You can use if .. then statement something like:

#!/bin/bash
for i in `last`; do 
    sleep 0.1 | echo -ne "$i " 
     if [[ $i = *')'* ]] ; then 
       echo "" ; 
     fi
done

If you would like to repeat for loop in a bash to read the output of a command (in your example, the command last), then you have to schedule the script in crontab. More clarifications are here.

0

You can have different approaches and we need you to describe the NEED you have (identify a specific person's login? identify who was loggued as a specific time? etc)

With just what you said (adding a newline when something shows up in last), you already have different approaches:

#finding if a 'last' line contains a "specific_thing" (which is itself a regular expression...) 
# and can print all lines or not depending on showall value
while true ; do
  last | awk -v looking_for="specific_thing" -v showall=0 '
    ( showall == 1 )     { print $0 }
    ( $0 ~ looking_for ) { action="print line? and add something to it?" }
  '
done

#watch for new things appearing in last and not the whole "last" output every time
watch last | awk -v looking_for="specific_thing" -v showall=0 '
    ( showall == 1 )     { print $0 }
    ( $0 ~ looking_for ) { action="print the line? with added infos?"
                           action="execute : system(some command) ?"
                           action="all of that?" }
  '

etc.

You could also look for apparitions in log files

You could also insert some command in /etc/profile (beware as it can have lots of security implications, and also may create problems at boot, at init launch, etc. It would be an ugly hack, could wreak several (or all) user's login, and could anyway be bypassed by fast pressing of ctrl-C by the one logging in...)

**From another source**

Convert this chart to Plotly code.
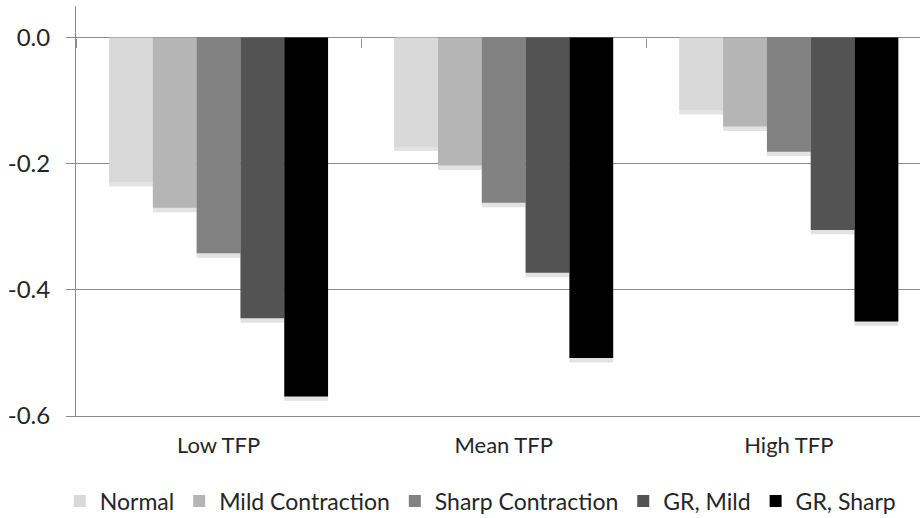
import plotly.graph_objects as go

categories = ["Low TFP", "Mean TFP", "High TFP"]
series_names = ["Normal", "Mild Contraction", "Sharp Contraction", "GR, Mild", "GR, Sharp"]
normal = [-0.229, -0.173, -0.115]
mild_contraction = [-0.270, -0.203, -0.141]
sharp_contraction = [-0.342, -0.262, -0.181]
gr_mild = [-0.445, -0.373, -0.305]
gr_sharp = [-0.569, -0.508, -0.450]
y_ticks = [0.0, -0.2, -0.4, -0.6]

series_values = [normal, mild_contraction, sharp_contraction, gr_mild, gr_sharp]
colors = ["#d9d9d9", "#b5b5b5", "#828282", "#535353", "#000000"]

FONT = "Lato, Roboto, Arial, sans-serif"
TEXT = "#262626"
GRID = "#8c8c8c"
Y_MIN, Y_MAX = -0.6, 0.05
SHADOW_DEPTH = 0.007

fig = go.Figure()
for i, (name, vals, col) in enumerate(zip(series_names, series_values, colors)):
    # soft drop shadow under each bar, sharing the bar's slot
    fig.add_trace(go.Bar(x=categories, y=[v - SHADOW_DEPTH for v in vals], offsetgroup=str(i),
                         marker=dict(color="rgba(0,0,0,0.11)", line=dict(width=0)),
                         showlegend=False, hoverinfo="skip"))
    fig.add_trace(go.Bar(x=categories, y=vals, name=name, offsetgroup=str(i),
                         marker=dict(color=col, line=dict(width=0))))

# invisible trace so the secondary category axis (ticks along the zero line) is drawn
fig.add_trace(go.Scatter(x=categories, y=[0, 0, 0], xaxis="x2", mode="markers",
                         marker=dict(opacity=0), showlegend=False, hoverinfo="skip"))

zero_pos = (0 - Y_MIN) / (Y_MAX - Y_MIN)

fig.update_layout(
    width=920, height=518,
    margin=dict(l=76, r=0, t=6, b=102, autoexpand=False),
    paper_bgcolor="white", plot_bgcolor="white",
    barmode="group", bargap=0.232, bargroupgap=0,
    font=dict(family=FONT, size=22, color=TEXT),
    xaxis=dict(type="category", range=[-0.5, 2.46], showgrid=False,
               showline=True, linecolor=GRID, linewidth=1,
               ticks="", tickfont=dict(size=22, color=TEXT), ticklabelstandoff=10),
    xaxis2=dict(type="category", matches="x", overlaying="x", anchor="free", position=zero_pos,
                side="bottom", showgrid=False, showline=False, showticklabels=False,
                ticks="outside", tickson="boundaries", ticklen=9, tickcolor=GRID, tickwidth=1),
    yaxis=dict(range=[Y_MIN, Y_MAX], tickvals=y_ticks, ticktext=[f"{v:.1f}" for v in y_ticks],
               showgrid=True, gridcolor=GRID, gridwidth=1, zeroline=False,
               showline=True, linecolor=GRID, linewidth=1,
               ticks="outside", ticklen=9, tickcolor=GRID, tickwidth=1,
               tickfont=dict(size=24, color=TEXT), ticklabelstandoff=11),
    legend=dict(orientation="h", x=0.479, xanchor="center", xref="paper",
                y=-0.155, yanchor="top", yref="paper",
                font=dict(size=23, color=TEXT), itemwidth=30, traceorder="normal"),
    showlegend=True,
)

fig.write_html("out.html")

Etc, etc. Many ways to go, and the best one will be the one fixing what you need to do, and now necessarily sticking to "last" and "adding a newline when I see something in it"

For better answers, please give us really what you NEED, and WHY you need it, and not HOW you think you need to do this or that action (add a newline when you see an output of last? Why do you think you need to do that? what is the underlying need?)